▸ **Material supplied**
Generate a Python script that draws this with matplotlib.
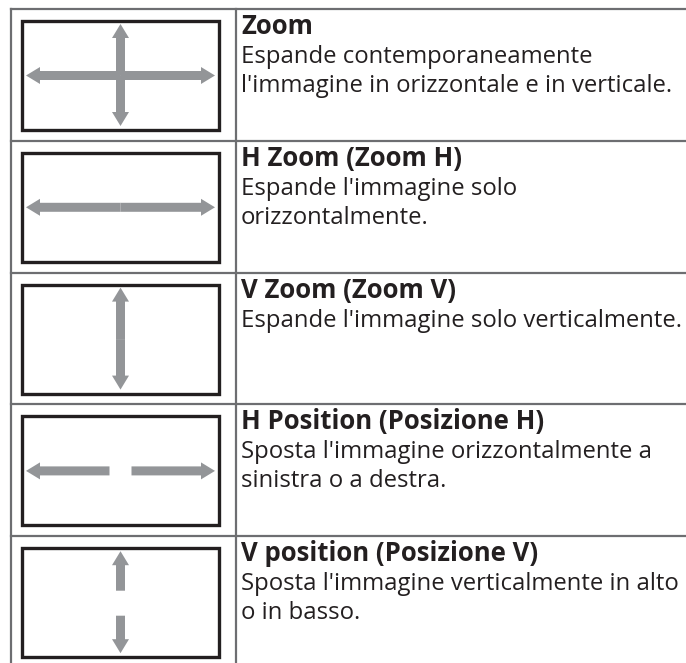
import matplotlib.pyplot as plt
from matplotlib.patches import Rectangle, FancyArrow

# Table contents
titles = ["Zoom", "H Zoom (Zoom H)", "V Zoom (Zoom V)",
          "H Position (Posizione H)", "V position (Posizione V)"]
descriptions = [
    ["Espande contemporaneamente", "l'immagine in orizzontale e in verticale."],
    ["Espande l'immagine solo", "orizzontalmente."],
    ["Espande l'immagine solo verticalmente."],
    ["Sposta l'immagine orizzontalmente a", "sinistra o a destra."],
    ["Sposta l'immagine verticalmente in alto", "o in basso."],
]
# which arrows each icon shows
arrow_kinds = ["hv", "h", "v", "h_split", "v_split"]

W, H = 686, 663
table_left, col_split = 11, 236
row_top0, row_h = 9, 131.8
line_col = '#6d6e71'
arrow_col = '#939598'
text_col = '#231f20'

fig = plt.figure(figsize=(W / 100, H / 100), dpi=100)
ax = fig.add_axes([0, 0, 1, 1])
ax.set_xlim(0, W)
ax.set_ylim(H, 0)
ax.axis('off')


def arrow(x0, y0, x1, y1):
    ax.add_patch(FancyArrow(x0, y0, x1 - x0, y1 - y0, width=9, head_width=17,
                            head_length=14, length_includes_head=True,
                            color=arrow_col, lw=0))


# grid lines
ax.plot([table_left, table_left], [row_top0, H], color=line_col, lw=1.6)
ax.plot([col_split, col_split], [row_top0, H], color=line_col, lw=1.6)
for i in range(len(titles)):
    y = row_top0 + i * row_h
    ax.plot([table_left, W], [y, y], color=line_col, lw=1.6)

for i, (title, desc, kind) in enumerate(zip(titles, descriptions, arrow_kinds)):
    top = row_top0 + i * row_h
    bx0, bx1 = 22, 219
    by0, by1 = top + 12, top + 121
    ax.add_patch(Rectangle((bx0, by0), bx1 - bx0, by1 - by0, fill=False,
                           ec='#231f20', lw=2.4))
    cx, cy = (bx0 + bx1) / 2, (by0 + by1) / 2
    xl, xr = bx0 + 4, bx1 - 4
    yt, yb = by0 + 3, by1 - 4
    if kind in ("hv", "h"):
        arrow(cx, cy, xl, cy)
        arrow(cx, cy, xr, cy)
    if kind in ("hv", "v"):
        arrow(cx, cy, cx, yt)
        arrow(cx, cy, cx, yb)
    if kind == "h_split":
        arrow(cx - 11, cy, xl, cy)
        arrow(cx + 11, cy, xr, cy)
    if kind == "v_split":
        arrow(cx, cy - 12, cx, yt)
        arrow(cx, cy + 13, cx, yb)

    ax.text(241, top + 25, title, fontsize=18.5, fontweight='bold',
            family='Open Sans', color=text_col, va='baseline')
    for j, line in enumerate(desc):
        ax.text(241, top + 25 + 29 * (j + 1), line, fontsize=17.2,
                family='Open Sans', color=text_col, va='baseline')

fig.savefig('out.png', dpi=100)
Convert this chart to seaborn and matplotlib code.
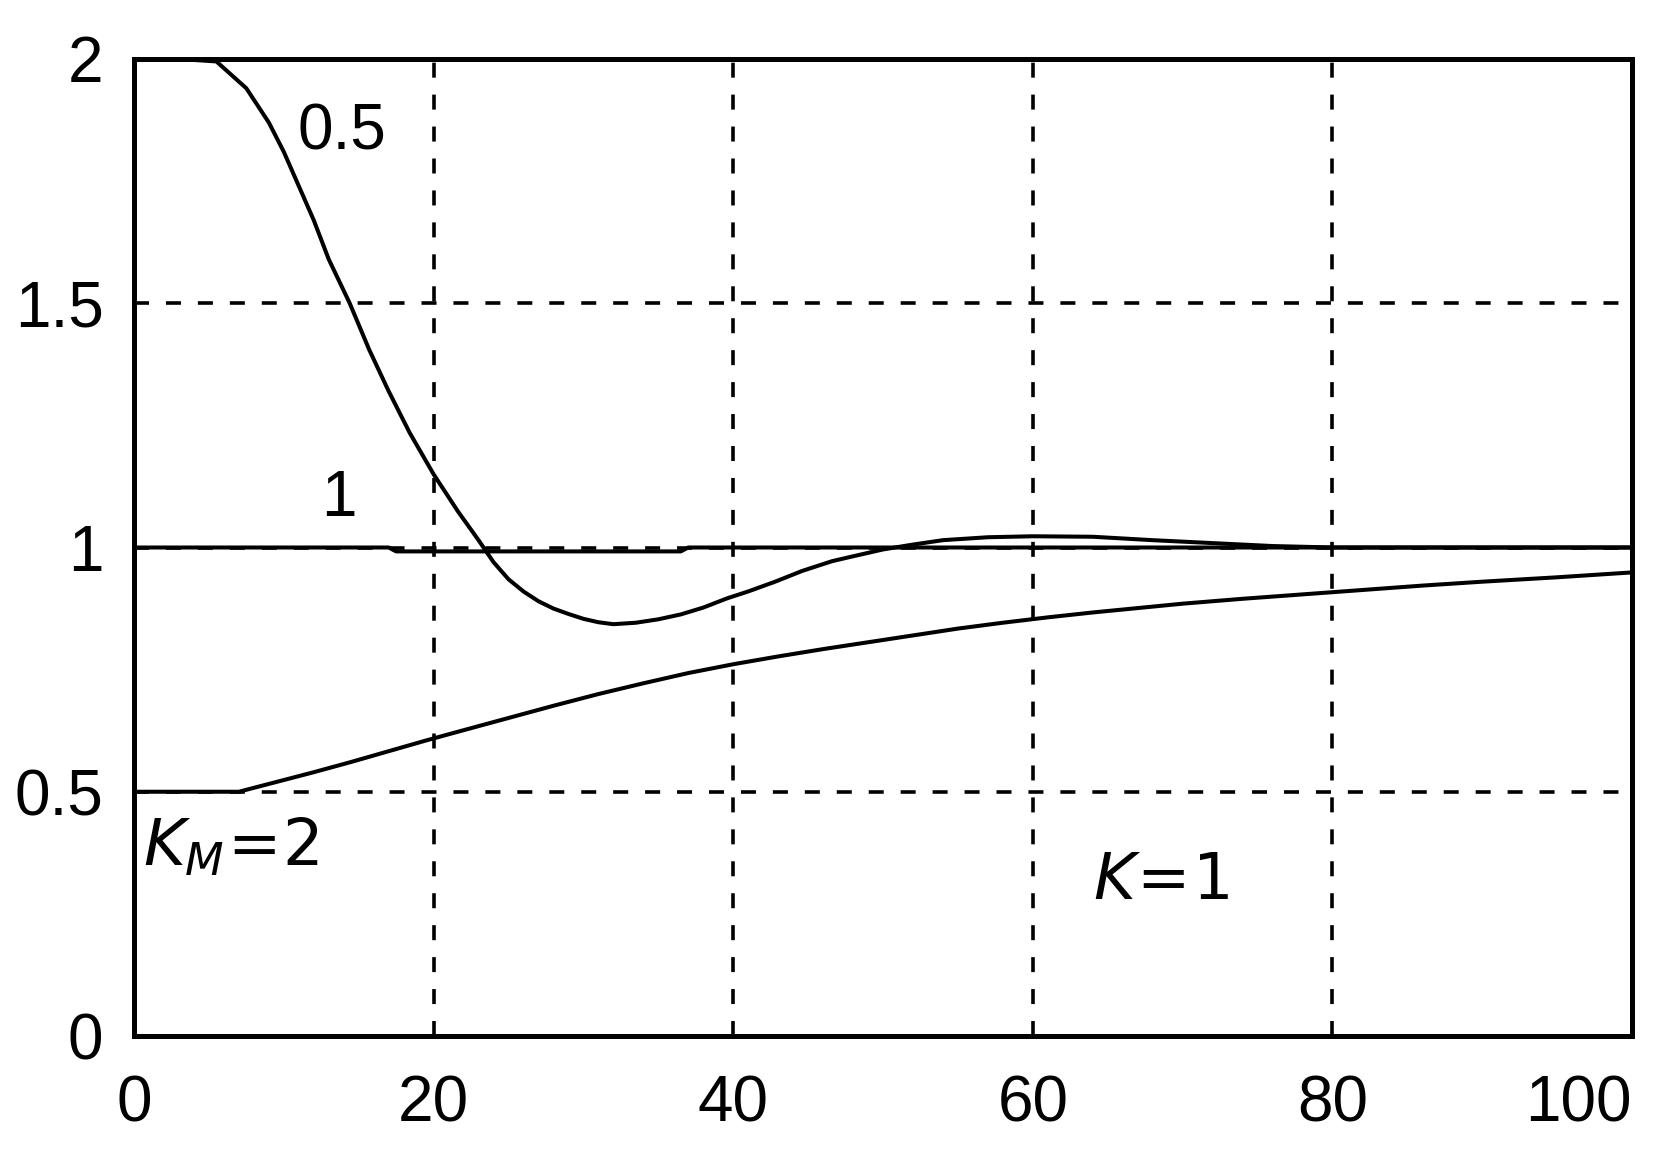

▸ **Your instructions**
Write out each line of the listing above, exactly, from its first line to the line holding "ax.plot([table_left, W], [y, y], color=line_col, lw=1.6)", inclusive. Skip the pictures.

▸ **Response below**
Generate a Python script that draws this with matplotlib.
import matplotlib.pyplot as plt
from matplotlib.patches import Rectangle, FancyArrow

# Table contents
titles = ["Zoom", "H Zoom (Zoom H)", "V Zoom (Zoom V)",
          "H Position (Posizione H)", "V position (Posizione V)"]
descriptions = [
    ["Espande contemporaneamente", "l'immagine in orizzontale e in verticale."],
    ["Espande l'immagine solo", "orizzontalmente."],
    ["Espande l'immagine solo verticalmente."],
    ["Sposta l'immagine orizzontalmente a", "sinistra o a destra."],
    ["Sposta l'immagine verticalmente in alto", "o in basso."],
]
# which arrows each icon shows
arrow_kinds = ["hv", "h", "v", "h_split", "v_split"]

W, H = 686, 663
table_left, col_split = 11, 236
row_top0, row_h = 9, 131.8
line_col = '#6d6e71'
arrow_col = '#939598'
text_col = '#231f20'

fig = plt.figure(figsize=(W / 100, H / 100), dpi=100)
ax = fig.add_axes([0, 0, 1, 1])
ax.set_xlim(0, W)
ax.set_ylim(H, 0)
ax.axis('off')


def arrow(x0, y0, x1, y1):
    ax.add_patch(FancyArrow(x0, y0, x1 - x0, y1 - y0, width=9, head_width=17,
                            head_length=14, length_includes_head=True,
                            color=arrow_col, lw=0))


# grid lines
ax.plot([table_left, table_left], [row_top0, H], color=line_col, lw=1.6)
ax.plot([col_split, col_split], [row_top0, H], color=line_col, lw=1.6)
for i in range(len(titles)):
    y = row_top0 + i * row_h
    ax.plot([table_left, W], [y, y], color=line_col, lw=1.6)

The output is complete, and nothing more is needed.